The Environmental Protection Agency of Liberia – EPA, this week hosted a two-day West African Regional Strategy Validation meeting on Sargassum Seaweed and Coastal Invasive Species in Monrovia.

EPA Executive Director, Madam Anyaa Vohiri said the meeting was intended to help provide scientific, professional and policy advice to address most of the environmental related issues Liberia is currently faced with.

Speaking Tuesday, August 9, at the first day of the meeting held at a local hotel in Sinkor, she said most pressing and policy-wise, there are recommendations for transboundary cooperation and interagency collaboration as well as stakeholders’ participation where role and responsibilities of relevant partners in the maritime domain are clearly spelt, and the implementation of agreed strategies across coastal West Africa.

She also disclosed that a full curriculum has been developed for universities and colleges on marine environment and environmental protection and integrated coastal zone management.
The EPA Executive Director described Sargassum as brown seaweed that blossoms naturally in the warm waters of the Sargasso Sea of the Northern Atlantic Ocean.

She added that since 2011 there has been an explosion in the quantities of Sargassum reaching the shores of countries of the Caribbean and West Africa, inflicting severe ecological and socio-economic impacts, particularly to the tourism sector and coastal fishing activities.

She furthered that an unprecedented influx of Sargassum seaweed is being attributed to factors that include warming of the ocean due to global climate change, discharge of nutrients (nitrogen and phosphorus) from agriculture runoff and wastewater originating from point sources and major river basins such as the Congo and Amazon Rivers, as well as deposition of iron and nutrient-rich Sahara dust on the ocean.

The EPA boss said the meeting sought to develop existing outline regional strategy for validation in order to formulate a policy recommendation for the elaboration of an additional protocol to the Abidjan Convention on the management of invasive species.

In an interview Thursday, August 11, 2016 with The NewDawn in Monrovia, Dr.
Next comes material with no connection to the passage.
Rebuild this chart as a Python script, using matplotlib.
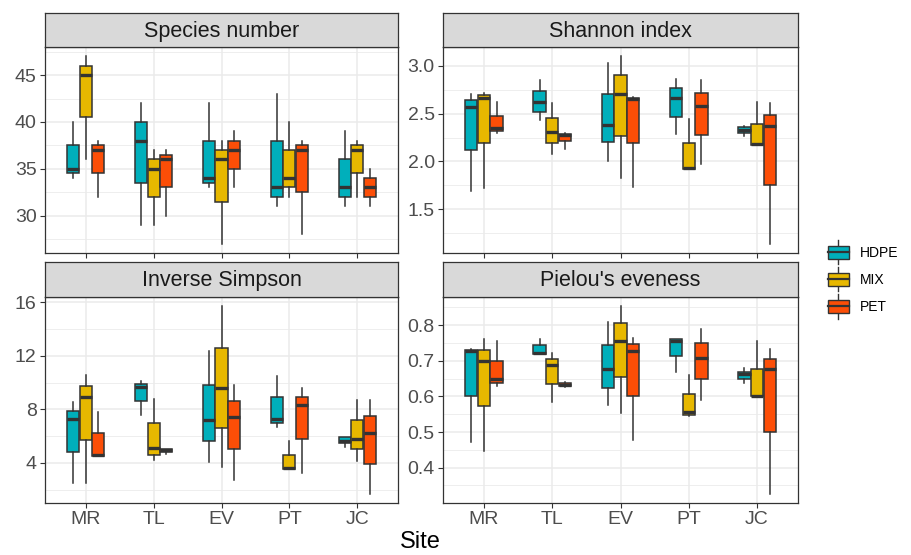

Sankoh, a technical expect, said though time was not quite enough to look at all of the documents at the meeting, they managed to at least look at some of the key ones most necessary for the forum.

He said as an expert, his role is to advise politicians on the real facts, adding there is always a political will, and if he had not seen the political will, he couldn’t have come to Liberia for such a brilliant forum.
He said coming to Monrovia clearly points to the seriousness of Sargassum series invasion, and the affected countries want to ensure the problem is solved because it poses a huge threat on the sub-region.

Dr. Sankoh described the forum as very interactive, adding that it even enabled him to discover some new things and as well as meeting new friends. He then congratulated President Ellen Johnson Sirleaf for the level of work and growth in Liberia after a bloody civil war that lasted here for more than a decade.